One inch porcelain tile
27' x 102' - Trade Street
16' x 62' - Fifth Street

The Trade Street Wall recognizes the many layers of culture that comprise Charlotte's basketball history: college, textile mill, high school and YMCA. Joining Hanes Hosiery's Sara Parker Stroud from the 1950’s textile league are contemporary college athletes from Davidson College and Johnson C. Smith University, both local Charlotte area colleges. It may look like the Davidson player and the JC Smith player are in the same game, gazing upwards for the ball, but they are not. The images derive from two separate photographs. What interests me is their expressions. The ball is in the air. The result of the play might be points for the team, or it might not. In a wider context, the imagery of these two players communicates expectation, uncertainty, even hope. Another aspect this design is that the three main figures are seen as connected in proximity and yet diverse in the color and design of their uniforms, and by race and gender.

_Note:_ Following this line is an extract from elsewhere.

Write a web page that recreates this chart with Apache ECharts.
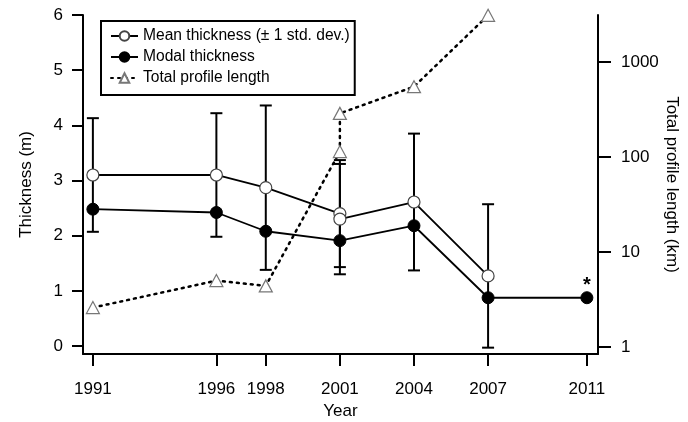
<!DOCTYPE html>
<html>
<head>
<meta charset="utf-8">
<script src="https://cdn.jsdelivr.net/npm/echarts@6/dist/echarts.min.js"></script>
<style>
  html, body { margin: 0; padding: 0; background: #fff; }
  #chart { width: 688px; height: 422px; }
</style>
</head>
<body>
<div id="chart"></div>
<script>
// Mean ice thickness per survey (m) with one standard deviation
const meanYears = [1991, 1996, 1998, 2001, 2001, 2004, 2007];
const meanThickness = [3.10, 3.10, 2.87, 2.40, 2.30, 2.61, 1.27];
const stdDev = [1.03, 1.12, 1.49, 0.97, 1.00, 1.24, 1.30];

// Modal ice thickness per survey (m)
const modalYears = [1991, 1996, 1998, 2001, 2004, 2007, 2011];
const modalThickness = [2.48, 2.42, 2.08, 1.91, 2.18, 0.875, 0.875];

// Total profile length per survey (km), plotted on a log axis
const lengthYears = [1991, 1996, 1998, 2001, 2001, 2004, 2007];
const profileLength = [2.6, 5.0, 4.4, 114, 288, 550, 3100];

// Tick positions
const yearTicks = [1991, 1996, 1998, 2001, 2004, 2007, 2011];
const thicknessTicks = [0, 1, 2, 3, 4, 5, 6];
const lengthTicks = [1, 10, 100, 1000];

const FONT = '"Liberation Sans", Arial, sans-serif';

const errorData = meanYears.map((y, i) => [y, meanThickness[i] - stdDev[i], meanThickness[i] + stdDev[i]]);
const meanData = meanYears.map((y, i) => [y, meanThickness[i]]);
const modalData = modalYears.map((y, i) => {
  const item = { value: [y, modalThickness[i]] };
  if (y === 2011) {
    // 2011 survey flagged with an asterisk
    item.label = {
      show: true, position: 'top', distance: -4, formatter: '*',
      fontSize: 20, fontWeight: 'bold', color: '#000', fontFamily: FONT
    };
  }
  return item;
});
const lengthData = lengthYears.map((y, i) => [y, profileLength[i]]);

const chart = echarts.init(document.getElementById('chart'), null, { renderer: 'canvas' });

const axisCommon = {
  axisLine: { show: true, onZero: false, lineStyle: { color: '#000', width: 2 } },
  axisTick: { show: true, inside: false, lineStyle: { color: '#000', width: 2 } },
  splitLine: { show: false },
  nameMoveOverlap: false,
  nameTextStyle: { color: '#000', fontSize: 17, fontFamily: FONT },
  axisLabel: { color: '#000', fontSize: 17, fontFamily: FONT }
};

chart.setOption({
  animation: false,
  backgroundColor: '#fff',
  grid: { left: 83, right: 90, top: 15, bottom: 68, containLabel: false, outerBoundsMode: 'none' },
  legend: {
    orient: 'vertical',
    left: 101,
    top: 21,
    padding: [7, 5, 9, 9],
    itemGap: 5,
    itemWidth: 27,
    itemHeight: 12,
    borderColor: '#000',
    borderWidth: 2,
    backgroundColor: '#fff',
    textStyle: { color: '#000', fontSize: 15.6, fontFamily: FONT },
    data: ['Mean thickness (± 1 std. dev.)', 'Modal thickness', 'Total profile length']
  },
  xAxis: {
    type: 'value',
    min: 1990.6,
    max: 2011.45,
    name: 'Year',
    nameLocation: 'middle',
    nameGap: 49,
    ...axisCommon,
    axisTick: { ...axisCommon.axisTick, length: 12, customValues: yearTicks },
    axisLabel: { ...axisCommon.axisLabel, margin: 27, customValues: yearTicks, formatter: v => String(v) }
  },
  yAxis: [
    {
      type: 'value',
      min: -0.145,
      max: 6,
      position: 'left',
      name: 'Thickness (m)',
      nameLocation: 'middle',
      nameGap: 48,
      ...axisCommon,
      axisTick: { ...axisCommon.axisTick, length: 11, customValues: thicknessTicks },
      axisLabel: { ...axisCommon.axisLabel, margin: 20, customValues: thicknessTicks }
    },
    {
      type: 'log',
      logBase: 10,
      min: 0.844,
      max: 3126,
      position: 'right',
      name: 'Total profile length (km)',
      nameLocation: 'middle',
      nameGap: 65,
      nameRotate: -90,
      ...axisCommon,
      axisTick: { ...axisCommon.axisTick, length: 13, customValues: lengthTicks },
      axisLabel: { ...axisCommon.axisLabel, margin: 23, customValues: lengthTicks, formatter: v => String(Math.round(v)) }
    }
  ],
  series: [
    {
      name: 'errorbars',
      type: 'custom',
      xAxisIndex: 0,
      yAxisIndex: 0,
      z: 2,
      silent: true,
      encode: { x: 0, y: [1, 2] },
      data: errorData,
      renderItem(params, api) {
        const x = api.value(0);
        const lo = api.coord([x, api.value(1)]);
        const hi = api.coord([x, api.value(2)]);
        const hw = 6;
        const st = { stroke: '#000', lineWidth: 2 };
        return {
          type: 'group',
          children: [
            { type: 'line', shape: { x1: lo[0], y1: lo[1], x2: hi[0], y2: hi[1] }, style: st },
            { type: 'line', shape: { x1: lo[0] - hw, y1: lo[1], x2: lo[0] + hw, y2: lo[1] }, style: st },
            { type: 'line', shape: { x1: hi[0] - hw, y1: hi[1], x2: hi[0] + hw, y2: hi[1] }, style: st }
          ]
        };
      }
    },
    {
      name: 'Total profile length',
      type: 'line',
      yAxisIndex: 1,
      z: 3,
      data: lengthData,
      symbol: 'triangle',
      symbolSize: [13, 12],
      showAllSymbol: true,
      lineStyle: { color: '#000', width: 2.5, type: [2, 5], cap: 'round' },
      itemStyle: { color: '#fff', borderColor: '#777', borderWidth: 1.2 }
    },
    {
      name: 'Modal thickness',
      type: 'line',
      yAxisIndex: 0,
      z: 4,
      data: modalData,
      symbol: 'circle',
      symbolSize: 12,
      showAllSymbol: true,
      lineStyle: { color: '#000', width: 1.8 },
      itemStyle: { color: '#000', borderColor: '#000', borderWidth: 1 }
    },
    {
      name: 'Mean thickness (± 1 std. dev.)',
      type: 'line',
      yAxisIndex: 0,
      z: 5,
      data: meanData,
      symbol: 'circle',
      symbolSize: 12,
      showAllSymbol: true,
      lineStyle: { color: '#000', width: 1.8 },
      itemStyle: { color: '#fff', borderColor: '#444', borderWidth: 1.2 }
    }
  ]
});
</script>
</body>
</html>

In designing an artwork ostensibly about basketball it's extremely important to me that the artwork communicates on multiple levels. It's this layered meaning that is evocative of more than just the game at hand. When we play a game we have license to act out all of the emotions connected with competition: joy, sadness, frustration, success or failure. If the design can resonate these more universal associations then the project an become a work of art. So, that expression of expectation and hope is key to the significance of this design, and it refers to the anticipation that we all have in our own lives that things will go our way.

The background imagery includes imagery from an early twentieth century African American college women (Livingstone College, Salisbury, NC, 1934), YMCA basketball (Cannon Y, Kannopolis, NC 1936), and early twentieth century public high school girls (Central High School, Charlotte, 1926. The team images reinforce the fact that the game is a team effort, and that there is a long legacy of men and women’s teams of racial diversity that are recognized.


For the Fifth Street Wall a contemporary women’s player is represented by UNC Charlotte player Sakellie Daniels. Her pose communicates an intensity of focus and determination. She is oised to pass the ball off to a teammate, or perhaps she’s acting out the mythic idea of her role I the game for the camera. In that sense, photography is also implicated as part of the message of sports in our culure.

This also relates to Sara Parker Stroud’s pose in the Trade Street Wall. Daniels’ straight ahead glaring expression is a strong counterpoint to the other main figure in the design, the out-of-focus free thrower at the left. The other main element is the imagery of the fans which depicts their gestural participation in the game.